Creciendo con mi abuela, escuché el nombre de Tía Micaela cientos de veces. Mi abuela la invocaba cada vez que se encontraba con un dilema o dificultad en casa o crianza. De Micaela había aprendido las reglas de la maternidad, del hogar y del mundo, y al menos una vez a la semana le agradecía, en voz alta y tal vez para inspirarme, el haberla criado.
Pero the lady doth protest too much, pensaba yo. Tanto nombró y celebró mi vieja a Micaela su tía, que yo crecí convencida de que la bienvenida que recibió mi abuela en esa casa fue la bienvenida que suelen recibir las niñas sin madre. Que sí creció con todas las demás, se crió con los mismos privilegios y deberes que todas las demás, seguramente hasta la quisieron mucho, pero no era igual, no podía serlo. Cuando tu madre no te quiere o no te puede tener es difícil crecer sin la impresión de que de algún modo básico, fundamental, no cuadras del todo. Te falta algo esencial. Eres la pieza machucada o rota del rompecabezas, y el que te cría te hace un favor valioso, pero a la vez incómodo.
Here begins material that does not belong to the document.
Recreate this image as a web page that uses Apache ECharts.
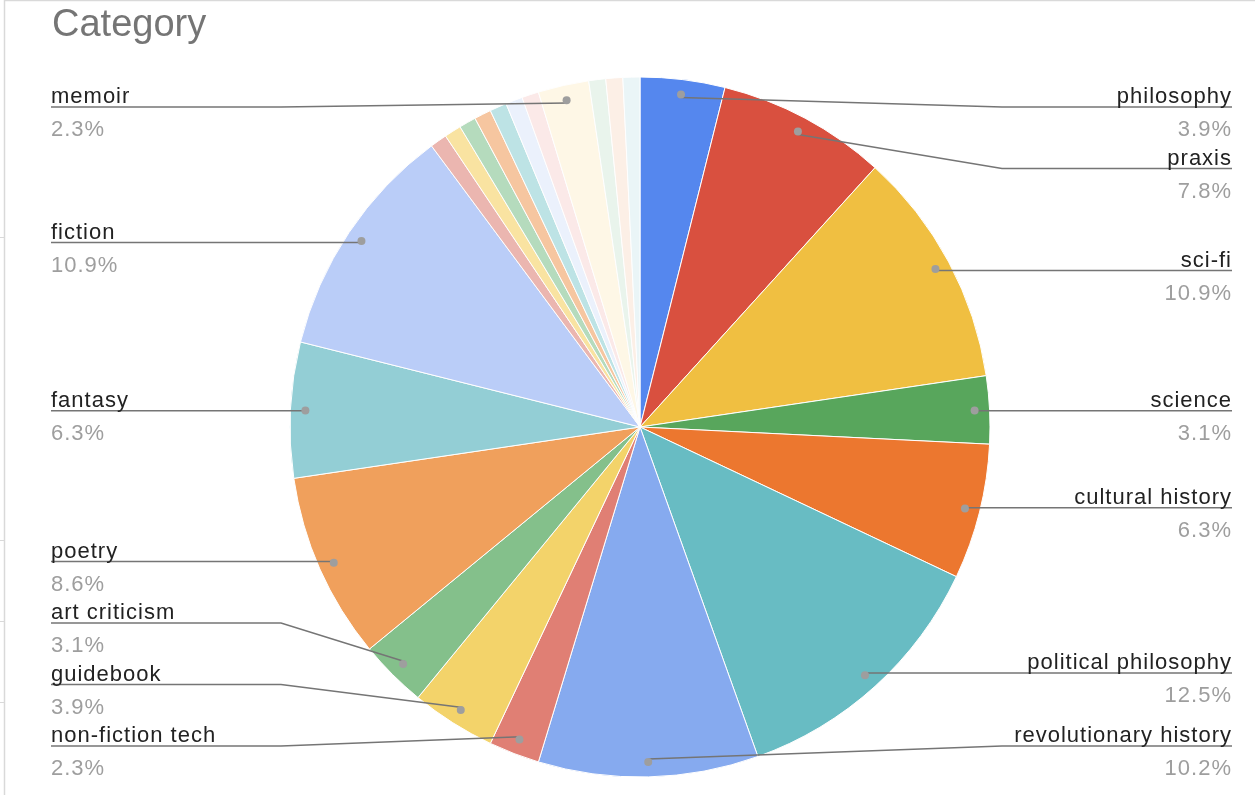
<!DOCTYPE html>
<html>
<head>
<meta charset="utf-8">
<script src="https://cdn.jsdelivr.net/npm/echarts@6/dist/echarts.min.js"></script>
<style>
  html, body { margin: 0; padding: 0; background: #ffffff; }
  #chart { width: 1255px; height: 795px; }
</style>
</head>
<body>
<div id="chart"></div>
<script>
// ---------------- data ----------------
const chartTitle = 'Category';
const categories = [
  'philosophy', 'praxis', 'sci-fi', 'science', 'cultural history',
  'political philosophy', 'revolutionary history', 'non-fiction tech',
  'guidebook', 'art criticism', 'poetry', 'fantasy', 'fiction',
  'other 1', 'other 2', 'other 3', 'other 4', 'other 5', 'other 6', 'other 7',
  'memoir', 'other 8', 'other 9', 'other 10'
];
const counts = [
  5, 10, 14, 4, 8,
  16, 13, 3,
  5, 4, 11, 8, 14,
  1, 1, 1, 1, 1, 1, 1,
  3, 1, 1, 1
];
// ---------------- style ----------------
const palette = [
  '#5587ee', '#d9503f', '#f0bf41', '#58a65c', '#ec772f',
  '#68bcc3', '#86aaef', '#e07f74', '#f3d36a', '#84c08b',
  '#f0a05c', '#93ced5', '#bacdf8',
  '#ebb6b0', '#f9e3a1', '#b5dbbd', '#f6c6a0', '#bde3e5', '#ebf1fc', '#fbe9e8',
  '#fef7e6', '#e9f4ec', '#fcefe6', '#eaf5f7'
];
const FONT = '"Liberation Sans", Arial, Helvetica, sans-serif';
const LABEL_SIZE = 22;
const W = 1255, H = 795;
const CX = 640, CY = 427, R = 350, DOT_R = 332;
const SERIES_LEFT = 28, EDGE = 23, RUN = 230;
const LABEL_TOP = 107, LABEL_BOTTOM = 746, LABEL_GAP = 61.5;
const labelMinShare = 0.02;

// slight letter spacing for the slice labels (as in the reference rendering)
(function () {
  const proto = CanvasRenderingContext2D.prototype;
  const orig = proto.fillText;
  proto.fillText = function (t, x, y, mw) {
    if ('letterSpacing' in this) {
      this.letterSpacing = this.font.indexOf(LABEL_SIZE + 'px') >= 0 ? '1px' : '0px';
    }
    return mw === undefined ? orig.call(this, t, x, y) : orig.call(this, t, x, y, mw);
  };
})();

const total = counts.reduce((a, b) => a + b, 0);
const pct = v => (v / total * 100).toFixed(1) + '%';
const isLabeled = v => v / total >= labelMinShare;

const sliceData = categories.map((name, i) => ({
  name, value: counts[i], itemStyle: { color: palette[i] }
}));
const labelData = categories.map((name, i) => {
  const item = { name, value: counts[i] };
  if (!isLabeled(counts[i])) {
    item.label = { show: false };
    item.labelLine = { show: false };
  }
  return item;
});
const dotData = categories.map((name, i) => ({
  name, value: counts[i], label: { show: isLabeled(counts[i]) }
}));

// label anchors reported by ECharts (first pass) and resolved positions (second pass)
const natural = {};
let resolved = null;

function resolveLabels() {
  const out = {};
  ['left', 'right'].forEach(side => {
    const items = Object.keys(natural)
      .map(k => ({ idx: +k, y: natural[k].y, side: natural[k].side }))
      .filter(it => it.side === side)
      .sort((a, b) => a.y - b.y);
    const ys = items.map(it => it.y);
    for (let i = 0; i < ys.length; i++) {
      ys[i] = Math.max(ys[i], LABEL_TOP, i > 0 ? ys[i - 1] + LABEL_GAP : -Infinity);
    }
    for (let i = ys.length - 1; i >= 0; i--) {
      ys[i] = Math.min(ys[i], LABEL_BOTTOM, i < ys.length - 1 ? ys[i + 1] - LABEL_GAP : Infinity);
    }
    items.forEach((it, i) => { out[it.idx] = ys[i]; });
  });
  return out;
}

const chart = echarts.init(document.getElementById('chart'), null, { renderer: 'canvas' });

const common = {
  type: 'pie',
  left: SERIES_LEFT, right: 0, top: 0, bottom: 0,
  center: [CX - SERIES_LEFT, CY],
  radius: [0, R],
  startAngle: 90,
  clockwise: true,
  animation: false,
  emphasis: { disabled: true }
};
const clear = { color: 'rgba(0,0,0,0)', borderWidth: 0 };

const option = {
  backgroundColor: '#ffffff',
  animation: false,
  title: {
    text: chartTitle,
    left: 52, top: 7, padding: 0,
    textStyle: { fontFamily: FONT, fontSize: 38, fontWeight: 'normal', color: '#757575' }
  },
  graphic: [
    { type: 'line', shape: { x1: 4.5, y1: 0, x2: 4.5, y2: H }, style: { stroke: '#d9d9d9', lineWidth: 1.5 }, silent: true },
    { type: 'line', shape: { x1: 4.5, y1: 0.5, x2: W, y2: 0.5 }, style: { stroke: '#d9d9d9', lineWidth: 1.5 }, silent: true },
    { type: 'line', shape: { x1: 0, y1: 237.5, x2: 5, y2: 237.5 }, style: { stroke: '#d9d9d9', lineWidth: 1 }, silent: true },
    { type: 'line', shape: { x1: 0, y1: 540.5, x2: 5, y2: 540.5 }, style: { stroke: '#d9d9d9', lineWidth: 1 }, silent: true },
    { type: 'line', shape: { x1: 0, y1: 621.5, x2: 5, y2: 621.5 }, style: { stroke: '#d9d9d9', lineWidth: 1 }, silent: true },
    { type: 'line', shape: { x1: 0, y1: 702.5, x2: 5, y2: 702.5 }, style: { stroke: '#d9d9d9', lineWidth: 1 }, silent: true }
  ],
  series: [
    // coloured slices
    Object.assign({}, common, {
      name: 'Category',
      z: 1,
      itemStyle: { borderColor: '#ffffff', borderWidth: 1 },
      label: { show: false },
      labelLine: { show: false },
      data: sliceData
    }),
    // outer labels with leader lines (drawn above the slices)
    Object.assign({}, common, {
      name: 'labels',
      z: 3,
      silent: true,
      itemStyle: clear,
      avoidLabelOverlap: false,
      label: {
        show: true,
        position: 'outer',
        alignTo: 'edge',
        edgeDistance: EDGE,
        fontFamily: FONT,
        formatter: p => '{n|' + p.name + '}\n{p|' + pct(p.value) + '}',
        rich: {
          n: { fontFamily: FONT, fontSize: LABEL_SIZE, color: '#222222', lineHeight: 46 },
          p: { fontFamily: FONT, fontSize: LABEL_SIZE, color: '#9e9e9e', lineHeight: 20 }
        }
      },
      labelLine: {
        show: true,
        length: -(R - DOT_R),
        length2: 0,
        smooth: false,
        lineStyle: { color: '#757575', width: 1.5 }
      },
      labelLayout: function (p) {
        const pts = p.labelLinePoints;
        if (!pts) return {};
        const r = p.labelRect;
        const isLeft = r.x + r.width / 2 < CX;
        const anchorY = pts[pts.length - 1][1];
        if (!resolved) natural[p.dataIndex] = { y: anchorY, side: isLeft ? 'left' : 'right' };
        const lineY = resolved && resolved[p.dataIndex] != null ? resolved[p.dataIndex] : anchorY;
        const dx = pts[0][0] - CX, dy = pts[0][1] - CY;
        const len = Math.sqrt(dx * dx + dy * dy) || 1;
        const dot = [CX + dx / len * DOT_R, CY + dy / len * DOT_R];
        const endX = isLeft ? r.x : r.x + r.width;
        const elbowX = isLeft ? SERIES_LEFT + EDGE + RUN : W - EDGE - RUN;
        return {
          y: lineY,
          labelLinePoints: [dot, [elbowX, lineY], [endX, lineY]]
        };
      },
      data: labelData
    }),
    // dots at the start of each leader line
    Object.assign({}, common, {
      name: 'dots',
      z: 4,
      radius: [2 * DOT_R - R, R],
      silent: true,
      itemStyle: clear,
      label: {
        show: true,
        position: 'inside',
        formatter: '{d| }',
        rich: { d: { width: 8, height: 8, borderRadius: 4, backgroundColor: '#9e9e9e', fontSize: 1, lineHeight: 8 } }
      },
      labelLine: { show: false },
      data: dotData
    })
  ]
};

chart.setOption(option);
resolved = resolveLabels();
chart.setOption(option, true);
</script>
</body>
</html>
Así crecí con mi abuela paterna Carmen Ana, mi abuela Can, mi vieja, mi viejita, cuando mi propia madre, Teté, tuvo que dejarnos ir a mi hermanito y a mí y se divorció del mundo. Alguna vez, años más tarde, escuchando a la vieja hablar de tía Micaela con admiración y agradecimiento —tan eternos, tan explícitos— la abracé con la ternura de saber que no era una ama de casa, que sus vocaciones verdaderas eran el conocimiento, el lenguaje y la broma, que compartíamos algo muy adentro de lo que nunca hablábamos y nunca hablaríamos. Ella me abrazaba de vuelta, tal vez con la ternura de saberme, como ella, huérfana y desubicada. Nenas tristes que llorarían después, otro día, hijas arrimás sin el consuelo de quejarse porque la ingratitud del arrima’o ofende más que la ingratitud del hijo, Pobre Rimita, pensaría ella, Pobre Abuela, pensaba yo.